PUFFIN CLASSICS

ROBINSON CRUSOE

Daniel Defoe (c. 1660–1731), one of the most famous writers in English literature, was born in London, the son of James Foe, a butcher. It was Daniel who changed his name to De Foe or Defoe in about 1705.

Politics occupied quite a bit of Defoe’s earlier life. He was an opponent of King James II, and had supported the Duke of Monmouth in his short-lived uprising in 1685. When the Glorious Revolution of 1688 was successful, and William III was on the throne, Defoe became one of his personal friends.

This led to his becoming employed, after failing miserably as a businessman, as a writer for the government. At the same time, however, he pursued an independent line as a writer of pamphlets – often satirical – on various social issues.
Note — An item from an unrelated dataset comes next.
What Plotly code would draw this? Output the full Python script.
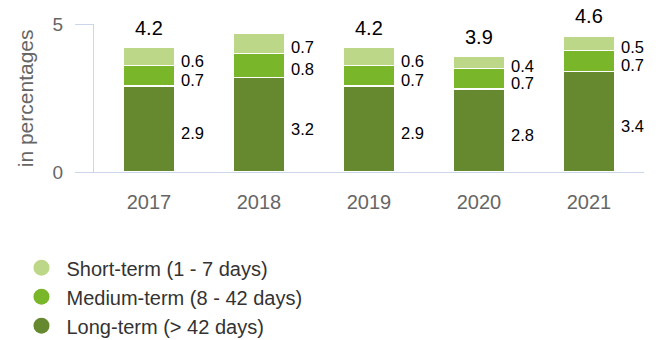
import plotly.graph_objects as go

years = ["2017", "2018", "2019", "2020", "2021"]
long_term = [2.9, 3.2, 2.9, 2.8, 3.4]
medium_term = [0.7, 0.8, 0.7, 0.7, 0.7]
short_term = [0.6, 0.7, 0.6, 0.4, 0.5]
# totals printed above the bars (none printed for 2018)
total_labels = ["4.2", "", "4.2", "3.9", "4.6"]

series = [
    ("Long-term (> 42 days)", long_term, "#66882f"),
    ("Medium-term (8 - 42 days)", medium_term, "#79b62a"),
    ("Short-term (1 - 7 days)", short_term, "#bcd787"),
]

AXIS = "#ccd6eb"
FONT = "Arial, Liberation Sans, sans-serif"

fig = go.Figure()
for name, vals, color in series:
    fig.add_trace(go.Bar(
        x=years, y=vals, name=name, showlegend=False,
        marker=dict(color=color, line=dict(color="white", width=1.5)),
        hoverinfo="y",
    ))

# legend entries with round symbols, short-term listed first
for name, vals, color in reversed(series):
    fig.add_trace(go.Scatter(
        x=[None], y=[None], mode="markers", name=name,
        marker=dict(symbol="circle", size=20, color=color),
    ))

annotations = []
for i, yr in enumerate(years):
    base = 0.0
    for name, vals, color in series:
        v = vals[i]
        annotations.append(dict(
            x=i, y=base + v / 2, text=f"{v:.1f}", showarrow=False,
            xanchor="left", yanchor="middle", xshift=30, yshift=-4,
            font=dict(size=16.5, color="#000000", family=FONT),
        ))
        base += v
    if total_labels[i]:
        annotations.append(dict(
            x=i, y=base, text=total_labels[i], showarrow=False,
            xanchor="center", yanchor="middle", yshift=20,
            font=dict(size=20, color="#000000", family=FONT),
        ))

# vertical axis title
annotations.append(dict(
    xref="paper", yref="paper", x=-0.125, y=0.5, text="in percentages",
    textangle=-90, showarrow=False, xanchor="center", yanchor="middle",
    font=dict(size=21, color="#666666", family=FONT),
))

fig.update_layout(
    width=659, height=340,
    margin=dict(l=94, r=15, t=24, b=168, autoexpand=False),
    barmode="stack", bargap=0.535,
    plot_bgcolor="white", paper_bgcolor="white",
    font=dict(family=FONT, color="#666666", size=20),
    annotations=annotations,
    showlegend=True,
    legend=dict(
        xref="container", yref="container", x=0.025, y=0.27,
        xanchor="left", yanchor="top", traceorder="normal",
        font=dict(size=20, color="#333333", family=FONT),
        itemsizing="trace", itemwidth=40,
        bgcolor="rgba(0,0,0,0)",
    ),
    xaxis=dict(
        type="category", range=[-0.5, 4.5],
        showline=True, linecolor=AXIS, linewidth=1,
        ticks="", showgrid=False, zeroline=False,
        tickfont=dict(size=20, color="#666666"),
        ticklabelstandoff=12,
    ),
    yaxis=dict(
        range=[0, 5], tickvals=[0, 5], ticktext=["0", "5"],
        showline=True, linecolor=AXIS, linewidth=1,
        ticks="outside", ticklen=18, tickcolor=AXIS, tickwidth=1,
        showgrid=False, zeroline=False,
        tickfont=dict(size=19, color="#666666"),
        ticklabelstandoff=8,
    ),
)

fig.write_html("out.html")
Although this landed him in prison in 1702, he was soon reinstated and, in 1706 formed part of the team sent to Scotland to negotiate the terms of union with England.
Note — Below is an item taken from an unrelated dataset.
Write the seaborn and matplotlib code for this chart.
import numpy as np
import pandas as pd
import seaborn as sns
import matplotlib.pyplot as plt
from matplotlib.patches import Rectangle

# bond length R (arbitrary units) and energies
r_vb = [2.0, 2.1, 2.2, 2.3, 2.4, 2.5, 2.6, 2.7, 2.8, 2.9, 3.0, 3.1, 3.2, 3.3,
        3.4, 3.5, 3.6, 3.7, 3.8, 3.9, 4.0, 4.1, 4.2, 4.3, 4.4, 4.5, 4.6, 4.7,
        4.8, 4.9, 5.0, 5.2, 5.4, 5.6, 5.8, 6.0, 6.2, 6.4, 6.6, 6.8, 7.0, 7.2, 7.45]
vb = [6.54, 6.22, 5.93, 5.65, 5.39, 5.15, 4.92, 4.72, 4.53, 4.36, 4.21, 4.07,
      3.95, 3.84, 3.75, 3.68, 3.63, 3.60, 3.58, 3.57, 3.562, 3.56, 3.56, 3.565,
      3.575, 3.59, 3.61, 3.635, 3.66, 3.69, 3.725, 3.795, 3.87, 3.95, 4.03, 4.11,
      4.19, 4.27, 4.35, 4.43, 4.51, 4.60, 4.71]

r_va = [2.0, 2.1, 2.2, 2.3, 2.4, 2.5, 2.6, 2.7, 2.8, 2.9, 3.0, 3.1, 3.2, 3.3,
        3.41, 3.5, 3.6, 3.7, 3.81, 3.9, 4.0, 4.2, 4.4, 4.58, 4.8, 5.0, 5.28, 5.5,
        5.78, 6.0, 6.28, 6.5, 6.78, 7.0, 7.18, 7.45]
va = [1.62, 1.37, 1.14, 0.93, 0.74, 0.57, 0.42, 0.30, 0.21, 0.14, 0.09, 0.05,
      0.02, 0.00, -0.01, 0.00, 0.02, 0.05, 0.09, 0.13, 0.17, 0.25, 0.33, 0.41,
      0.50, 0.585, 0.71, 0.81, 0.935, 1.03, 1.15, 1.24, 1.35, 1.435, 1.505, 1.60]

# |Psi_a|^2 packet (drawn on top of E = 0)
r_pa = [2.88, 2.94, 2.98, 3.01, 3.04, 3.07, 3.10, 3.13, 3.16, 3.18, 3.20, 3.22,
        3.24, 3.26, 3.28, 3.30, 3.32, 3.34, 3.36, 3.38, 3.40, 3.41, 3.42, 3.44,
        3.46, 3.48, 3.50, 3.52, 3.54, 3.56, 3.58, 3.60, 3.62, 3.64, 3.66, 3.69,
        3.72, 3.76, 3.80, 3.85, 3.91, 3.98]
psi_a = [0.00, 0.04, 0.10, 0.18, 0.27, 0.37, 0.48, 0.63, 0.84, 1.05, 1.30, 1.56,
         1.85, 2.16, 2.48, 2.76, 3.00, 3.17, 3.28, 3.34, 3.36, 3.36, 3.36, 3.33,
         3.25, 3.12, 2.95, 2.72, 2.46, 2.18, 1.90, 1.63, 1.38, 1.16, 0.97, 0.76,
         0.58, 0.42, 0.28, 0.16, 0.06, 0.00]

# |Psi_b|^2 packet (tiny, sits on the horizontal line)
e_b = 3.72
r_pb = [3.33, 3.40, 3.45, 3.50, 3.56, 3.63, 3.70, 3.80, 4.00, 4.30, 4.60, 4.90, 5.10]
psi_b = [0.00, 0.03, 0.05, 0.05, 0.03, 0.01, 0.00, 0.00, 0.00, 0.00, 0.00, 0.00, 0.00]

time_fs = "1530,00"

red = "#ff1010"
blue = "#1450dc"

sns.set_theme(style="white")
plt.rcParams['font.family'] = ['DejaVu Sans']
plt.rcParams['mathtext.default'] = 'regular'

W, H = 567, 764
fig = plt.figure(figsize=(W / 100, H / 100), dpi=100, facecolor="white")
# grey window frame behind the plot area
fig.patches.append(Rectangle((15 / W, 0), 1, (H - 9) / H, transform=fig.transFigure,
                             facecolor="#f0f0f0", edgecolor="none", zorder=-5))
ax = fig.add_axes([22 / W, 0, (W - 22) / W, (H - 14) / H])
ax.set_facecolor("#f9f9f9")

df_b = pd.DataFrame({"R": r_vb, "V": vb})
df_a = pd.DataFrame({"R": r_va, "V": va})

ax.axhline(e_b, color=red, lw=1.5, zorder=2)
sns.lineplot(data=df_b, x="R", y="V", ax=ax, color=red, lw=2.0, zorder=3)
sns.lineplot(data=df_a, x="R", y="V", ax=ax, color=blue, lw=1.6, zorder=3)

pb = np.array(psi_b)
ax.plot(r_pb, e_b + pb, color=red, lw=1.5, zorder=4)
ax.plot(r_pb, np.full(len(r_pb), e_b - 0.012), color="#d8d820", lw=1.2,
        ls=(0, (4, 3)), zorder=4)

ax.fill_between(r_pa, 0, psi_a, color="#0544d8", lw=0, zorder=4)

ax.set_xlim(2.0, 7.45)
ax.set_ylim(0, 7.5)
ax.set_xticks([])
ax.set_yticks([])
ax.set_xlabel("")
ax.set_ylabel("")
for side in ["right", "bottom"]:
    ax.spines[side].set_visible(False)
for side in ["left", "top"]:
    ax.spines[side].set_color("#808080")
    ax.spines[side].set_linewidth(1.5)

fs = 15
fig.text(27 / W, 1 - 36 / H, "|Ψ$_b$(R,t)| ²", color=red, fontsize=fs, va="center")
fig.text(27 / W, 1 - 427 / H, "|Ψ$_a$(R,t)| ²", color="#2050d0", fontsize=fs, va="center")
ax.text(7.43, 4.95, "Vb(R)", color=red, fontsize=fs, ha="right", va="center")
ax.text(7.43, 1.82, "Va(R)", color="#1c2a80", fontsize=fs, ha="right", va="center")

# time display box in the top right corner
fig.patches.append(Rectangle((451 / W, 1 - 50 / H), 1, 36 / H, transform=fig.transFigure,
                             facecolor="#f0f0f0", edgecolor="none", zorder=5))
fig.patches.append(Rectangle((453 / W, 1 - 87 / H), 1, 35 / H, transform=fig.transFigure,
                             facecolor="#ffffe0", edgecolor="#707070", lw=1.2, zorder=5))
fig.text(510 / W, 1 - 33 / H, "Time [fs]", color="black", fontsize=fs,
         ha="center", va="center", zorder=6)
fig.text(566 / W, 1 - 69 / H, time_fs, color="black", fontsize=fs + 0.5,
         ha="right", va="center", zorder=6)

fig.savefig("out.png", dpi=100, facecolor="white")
In 1706, a sailor named Alexander Selkirk was rescued after having lived alone for three years on a desert island in the Pacific. When Defoe turned to full-time writing, this episode fired his imagination – and the result, in 1719, was the publication of Robinson Crusoe. The book has become so famous that it has lent its name to the whole genre of castaway literature, which are called by their French name of robinsonnades. Defoe's particular strength is in meticulous detail, giving the reader the impression that he is not reading fiction but an historical report.

Several other adventure stories followed, including Moll Flanders (1722), and other works, of which the most famous is A Journal of the Plague Year (also 1722). In all, including pamphlets, Defoe authored over 250 works.

Defoe has often been compared to Jonathan Swift, the author of Gulliver's Travels. Swift, however, complained of Defoe's occasional moral tone and seriousness. Puffin agree with Swift, and therefore this abridged edition concentrates on the essential storyline of the book.